||[Mar. 6th, 2007|09:16 pm]
kung_fu_monkey has already posted about the Doll Festival here, but I will add a few things.|
It was at a Methodist church that is clearly a Christian church, but done all in Japanese architectural style, which is pretty cool. I sort of thought that maybe the festival was a new thing, but no, this was #57, so Simpson United Methodist has been an important element in Denver's Japanese community for quite some time.
I wasn't quite sure what to expect, but what I got was coolness. There were vendors selling all kinds of hand-made trinkets, and an ikebana exhibit, and paintings, but the big attraction was the dolls. There was a little old Japanese man who told us all about it -- at length -- until eventually, when he had gotten through most of what he had to say, a woman came up and said, "Mr. Suzuki, your wife is waiting for you to come have lunch. Let's go. Now." And that was good, because I think he probably would have sat there telling us all kinds of interesting things about Japanese culture until he keeled over from exhaustion.
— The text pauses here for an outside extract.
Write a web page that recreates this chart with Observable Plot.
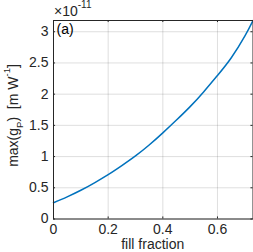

I'm probably getting several bits wrong, but: Doll Festival is one of five Japanese holidays on 1/1, 3/3, 5/5, 7/7, and 9/9. (They're a little earlier in the year now that Japan has switched from the lunar calendar to the Gregorian calendar.) It's also known as Girl's Day, and the deal is that there's this particular set of dolls that you put on display only for a few days right around the festival, sort of like a nativity set. They commemorate something the Emperor did once, I think, but he never told us what. Anyway, it's a set of fifteen dolls: Emperor and Empress, three court ladies, five musicians, two advisors, and three servants. They all get set out on a seven- or nine-tiered platform (along with a bunch of accessories, like a palanquin and an ox-cart), and after you've admired them for a while, you get to eat cookies.
Anyway, I learned a bunch of new stuff about Japanese culture and tradition (also: the gray dots you sometimes see on dolls' or movie characters' foreheads are beauty marks, kind of like Marilyn Monroe's mole) and got to see a bunch of nifty artifacts. They had all kinds of dolls, not just the ones for Hina Matsuri.
We had udon, and I had spam roll (sushi rice with grilled spam -- quite tasty, though nobody would believe me), and we watched koto players and dancers and bought origami fish mobiles.
I'm sure we'll be going back again next year.